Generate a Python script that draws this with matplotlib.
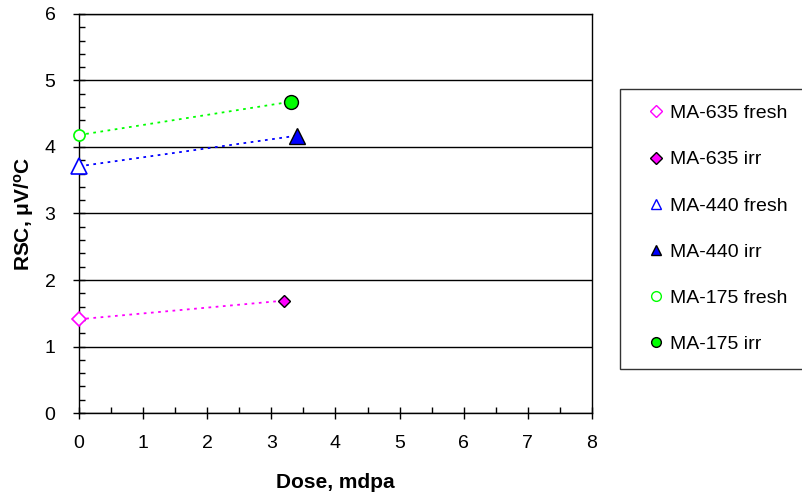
import matplotlib
matplotlib.use("Agg")
import matplotlib.pyplot as plt
from matplotlib.ticker import MultipleLocator

plt.rcParams['font.family'] = ['Liberation Sans', 'DejaVu Sans']
plt.rcParams['mathtext.fontset'] = 'custom'
plt.rcParams['mathtext.rm'] = 'Liberation Sans'
plt.rcParams['mathtext.bf'] = 'Liberation Sans:bold'
plt.rcParams['mathtext.it'] = 'Liberation Sans:italic'

series_names = ["MA-635", "MA-440", "MA-175"]
fresh_dose = [0.0, 0.0, 0.0]
fresh_rsc = [1.41, 3.71, 4.18]
irr_dose = [3.2, 3.4, 3.3]
irr_rsc = [1.69, 4.17, 4.68]
colors = ["#FF00FF", "#0000FF", "#00FF00"]
markers = ["D", "^", "o"]
fresh_sizes = [7, 11, 8]
irr_sizes = [6.5, 11, 10]

fig = plt.figure(figsize=(8.03, 4.99), dpi=100)
ax = fig.add_axes([0.0984, 0.1723, 0.6388, 0.7997])

for name, fx, fy, ix, iy, c, m, fs, isz in zip(series_names, fresh_dose, fresh_rsc,
                                               irr_dose, irr_rsc, colors, markers,
                                               fresh_sizes, irr_sizes):
    ax.plot([fx, ix], [fy, iy], linestyle=(0, (1.5, 2.5)), color=c, lw=1.3, zorder=2)
    ax.plot([fx], [fy], linestyle='none', marker=m, markersize=fs,
            markerfacecolor='white', markeredgecolor=c, markeredgewidth=1.2,
            zorder=3, clip_on=False)
    ax.plot([ix], [iy], linestyle='none', marker=m, markersize=isz,
            markerfacecolor=c, markeredgecolor='black', markeredgewidth=1.0,
            zorder=3, clip_on=False)

ax.set_xlim(0, 8)
ax.set_ylim(0, 6)
ax.xaxis.set_major_locator(MultipleLocator(1))
ax.xaxis.set_minor_locator(MultipleLocator(0.5))
ax.yaxis.set_major_locator(MultipleLocator(1))
ax.yaxis.set_minor_locator(MultipleLocator(0.2))
ax.tick_params(axis='both', which='major', direction='inout', length=8, width=1,
               labelsize=14)
ax.tick_params(axis='x', which='minor', direction='in', length=4, width=1)
ax.tick_params(axis='y', which='minor', direction='in', length=4, width=1)
ax.tick_params(axis='x', which='major', pad=12)
ax.tick_params(axis='y', which='major', pad=13)
ax.yaxis.grid(True, which='major', color='black', lw=1)
ax.set_axisbelow(True)
for s in ax.spines.values():
    s.set_linewidth(1)
    s.set_color('black')

ax.set_xlabel("Dose, mdpa", fontsize=15, fontweight='bold', labelpad=15)
ax.set_ylabel(r"RSC, $\mathbf{\mu}$V/$^{\mathbf{o}}$C", fontsize=15, fontweight='bold', labelpad=6)

leg_handles = []
for name, c, m in zip(series_names, colors, markers):
    s = 7 if m != "D" else 6
    leg_handles.append(plt.Line2D([], [], linestyle='none', marker=m, markersize=s,
                                  markerfacecolor='white', markeredgecolor=c,
                                  markeredgewidth=1.0, label=f"{name} fresh"))
    leg_handles.append(plt.Line2D([], [], linestyle='none', marker=m, markersize=s,
                                  markerfacecolor=c, markeredgecolor='black',
                                  markeredgewidth=1.0, label=f"{name} irr"))

leg = fig.legend(handles=leg_handles, loc='upper left',
                 bbox_to_anchor=(620/803, 1 - 89/499), bbox_transform=fig.transFigure,
                 fontsize=14, frameon=True, fancybox=False, edgecolor='black',
                 handlelength=2.1, handletextpad=-0.33, labelspacing=1.47,
                 borderpad=0.8, borderaxespad=0)
leg.get_frame().set_linewidth(1)

fig.savefig("out.png", dpi=100)
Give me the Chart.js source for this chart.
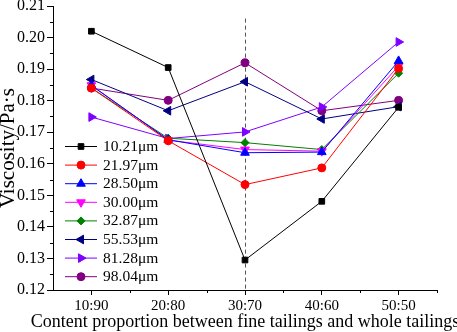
<!DOCTYPE html>
<html>
<head>
<meta charset="utf-8">
<script src="https://cdn.jsdelivr.net/npm/chart.js@4.4.0/dist/chart.umd.min.js"></script>
<style>
  html, body { margin: 0; padding: 0; background: #fff; }
  #wrap { width: 457px; height: 332px; }
</style>
</head>
<body>
<div id="wrap"><canvas id="viscosityChart" width="457" height="332"></canvas></div>
<script>
const proportions = ['10:90', '20:80', '30:70', '40:60', '50:50'];
const sizeLabels = ['10.21μm', '21.97μm', '28.50μm', '30.00μm', '32.87μm', '55.53μm', '81.28μm', '98.04μm'];
const xTitle = 'Content proportion between fine tailings and whole tailings';
const yTitle = 'Viscosity/Pa·s';

const v1021 = [0.2020, 0.1905, 0.1295, 0.1481, 0.1779];
const v2197 = [0.1840, 0.1673, 0.1534, 0.1587, 0.1902];
const v2850 = [0.1848, 0.1676, 0.1635, 0.1637, 0.1926];
const v3000 = [0.1849, 0.1675, 0.1645, 0.1640, 0.1910];
const v3287 = [0.1840, 0.1681, 0.1667, 0.1645, 0.1887];
const v5553 = [0.1867, 0.1768, 0.1860, 0.1742, 0.1781];
const v8128 = [0.1748, 0.1680, 0.1701, 0.1780, 0.1986];
const v9804 = [0.1840, 0.1801, 0.1920, 0.1768, 0.1801];

const yTicks = [0.12, 0.13, 0.14, 0.15, 0.16, 0.17, 0.18, 0.19, 0.20, 0.21];

const seriesValues = [v1021, v2197, v2850, v3000, v3287, v5553, v8128, v9804];
const seriesColors = ['#000000', '#ff0000', '#0000ff', '#ff00ff', '#008000', '#000080', '#8000ff', '#800080'];
const seriesStyles = ['rect', 'circle', 'triangle', 'triangle', 'rectRot', 'triangle', 'triangle', 'circle'];
const seriesRotation = [0, 0, 0, 180, 0, 270, 90, 0];

const serif = '"Liberation Serif", "Times New Roman", serif';

const datasets = seriesValues.map((vals, i) => ({
    label: sizeLabels[i],
    data: vals,
    borderColor: seriesColors[i],
    backgroundColor: seriesColors[i],
    borderWidth: 1,
    pointStyle: seriesStyles[i],
    rotation: seriesRotation[i],
    pointRadius: seriesStyles[i] === 'triangle' ? 5 : 4,
    pointBorderWidth: 1,
    tension: 0
}));

function drawMarker(ctx, style, rotation, radius, x, y) {
    if (Chart.helpers && Chart.helpers.drawPoint) {
        Chart.helpers.drawPoint(ctx, { pointStyle: style, rotation: rotation, radius: radius, borderWidth: 1 }, x, y);
    } else {
        ctx.beginPath();
        ctx.arc(x, y, radius, 0, Math.PI * 2);
        ctx.fill();
        ctx.stroke();
    }
}

// extra decorations: minor ticks, dashed guide at 30:70, x title, legend inside plot
const decorPlugin = {
    id: 'decor',
    beforeDatasetsDraw(chart) {
        const { ctx, chartArea, scales } = chart;
        const xs = scales.x, ys = scales.y;
        ctx.save();
        const gx = Math.round(xs.getPixelForValue(2)) + 0.5;
        ctx.strokeStyle = '#555';
        ctx.lineWidth = 1;
        ctx.setLineDash([4, 3]);
        ctx.beginPath();
        ctx.moveTo(gx, ys.getPixelForValue(0.206));
        ctx.lineTo(gx, chartArea.bottom);
        ctx.stroke();
        ctx.setLineDash([]);
        ctx.restore();
    },
    afterDraw(chart) {
        const { ctx, chartArea, scales } = chart;
        const xs = scales.x, ys = scales.y;
        ctx.save();
        ctx.strokeStyle = '#000';
        ctx.lineWidth = 1;
        const step = xs.getPixelForValue(1) - xs.getPixelForValue(0);
        for (let i = 0; i < proportions.length; i++) {
            const px = Math.round(xs.getPixelForValue(i) + step / 2) + 0.5;
            ctx.beginPath();
            ctx.moveTo(px, chartArea.bottom);
            ctx.lineTo(px, chartArea.bottom + 3);
            ctx.stroke();
        }
        for (let i = 0; i < yTicks.length - 1; i++) {
            const py = Math.round(ys.getPixelForValue((yTicks[i] + yTicks[i + 1]) / 2)) + 0.5;
            ctx.beginPath();
            ctx.moveTo(chartArea.left, py);
            ctx.lineTo(chartArea.left - 3, py);
            ctx.stroke();
        }
        // x title, drawn by hand so it is not squeezed to the axis width
        ctx.fillStyle = '#000';
        ctx.font = '18px ' + serif;
        ctx.textAlign = 'center';
        ctx.textBaseline = 'middle';
        ctx.fillText(xTitle, (chartArea.left + chartArea.right) / 2, 322);
        // legend
        const lx0 = chartArea.left + 12, lx1 = chartArea.left + 44, tx = chartArea.left + 50;
        let ly = 146;
        ctx.font = '15.5px ' + serif;
        ctx.textAlign = 'left';
        chart.data.datasets.forEach((ds) => {
            ctx.strokeStyle = ds.borderColor;
            ctx.fillStyle = ds.backgroundColor;
            ctx.lineWidth = 1;
            ctx.beginPath();
            ctx.moveTo(lx0, ly + 0.5);
            ctx.lineTo(lx1, ly + 0.5);
            ctx.stroke();
            drawMarker(ctx, ds.pointStyle, ds.rotation, ds.pointRadius, (lx0 + lx1) / 2, ly + 0.5);
            ctx.fillStyle = '#000';
            ctx.fillText(ds.label, tx, ly + 1);
            ly += 18.6;
        });
        ctx.restore();
    }
};

const ctx = document.getElementById('viscosityChart').getContext('2d');
const viscosityChart = new Chart(ctx, {
    type: 'line',
    data: { labels: proportions, datasets: datasets },
    options: {
        responsive: false,
        animation: false,
        devicePixelRatio: 1,
        layout: { padding: { top: 5, right: 20, left: 0, bottom: 0 } },
        plugins: { legend: { display: false }, tooltip: { enabled: false } },
        scales: {
            x: {
                type: 'category',
                offset: true,
                grid: { display: true, drawOnChartArea: false, drawTicks: true, tickLength: 5, color: '#000', offset: false },
                border: { display: true, color: '#000', width: 1 },
                ticks: { color: '#000', font: { family: serif, size: 15 }, padding: 2, maxRotation: 0 },
                title: { display: false },
                afterFit(scale) { scale.height = 42; scale.paddingLeft = 0; scale.paddingRight = 0; }
            },
            y: {
                min: 0.12,
                max: 0.21,
                afterBuildTicks(scale) { scale.ticks = yTicks.map(v => ({ value: v })); },
                grid: { display: true, drawOnChartArea: false, drawTicks: true, tickLength: 6, color: '#000' },
                border: { display: true, color: '#000', width: 1 },
                ticks: { color: '#000', font: { family: serif, size: 16 }, padding: 2, callback: v => Number(v).toFixed(2) },
                title: { display: true, text: yTitle, color: '#000', font: { family: serif, size: 21, lineHeight: 1 }, padding: { top: -2, bottom: 0 } },
                afterFit(scale) { scale.width = 53; scale.paddingTop = 0; scale.paddingBottom = 0; }
            }
        }
    },
    plugins: [decorPlugin]
});
</script>
</body>
</html>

────────

Above are the records. Copy word for word only their lines from the one holding "Give me the Chart.js source for this chart." through the one holding "0.19, 0.20, 0.21];", both included, and skip the images.

Exercise result:
Give me the Chart.js source for this chart.
<!DOCTYPE html>
<html>
<head>
<meta charset="utf-8">
<script src="https://cdn.jsdelivr.net/npm/chart.js@4.4.0/dist/chart.umd.min.js"></script>
<style>
  html, body { margin: 0; padding: 0; background: #fff; }
  #wrap { width: 457px; height: 332px; }
</style>
</head>
<body>
<div id="wrap"><canvas id="viscosityChart" width="457" height="332"></canvas></div>
<script>
const proportions = ['10:90', '20:80', '30:70', '40:60', '50:50'];
const sizeLabels = ['10.21μm', '21.97μm', '28.50μm', '30.00μm', '32.87μm', '55.53μm', '81.28μm', '98.04μm'];
const xTitle = 'Content proportion between fine tailings and whole tailings';
const yTitle = 'Viscosity/Pa·s';

const v1021 = [0.2020, 0.1905, 0.1295, 0.1481, 0.1779];
const v2197 = [0.1840, 0.1673, 0.1534, 0.1587, 0.1902];
const v2850 = [0.1848, 0.1676, 0.1635, 0.1637, 0.1926];
const v3000 = [0.1849, 0.1675, 0.1645, 0.1640, 0.1910];
const v3287 = [0.1840, 0.1681, 0.1667, 0.1645, 0.1887];
const v5553 = [0.1867, 0.1768, 0.1860, 0.1742, 0.1781];
const v8128 = [0.1748, 0.1680, 0.1701, 0.1780, 0.1986];
const v9804 = [0.1840, 0.1801, 0.1920, 0.1768, 0.1801];

const yTicks = [0.12, 0.13, 0.14, 0.15, 0.16, 0.17, 0.18, 0.19, 0.20, 0.21];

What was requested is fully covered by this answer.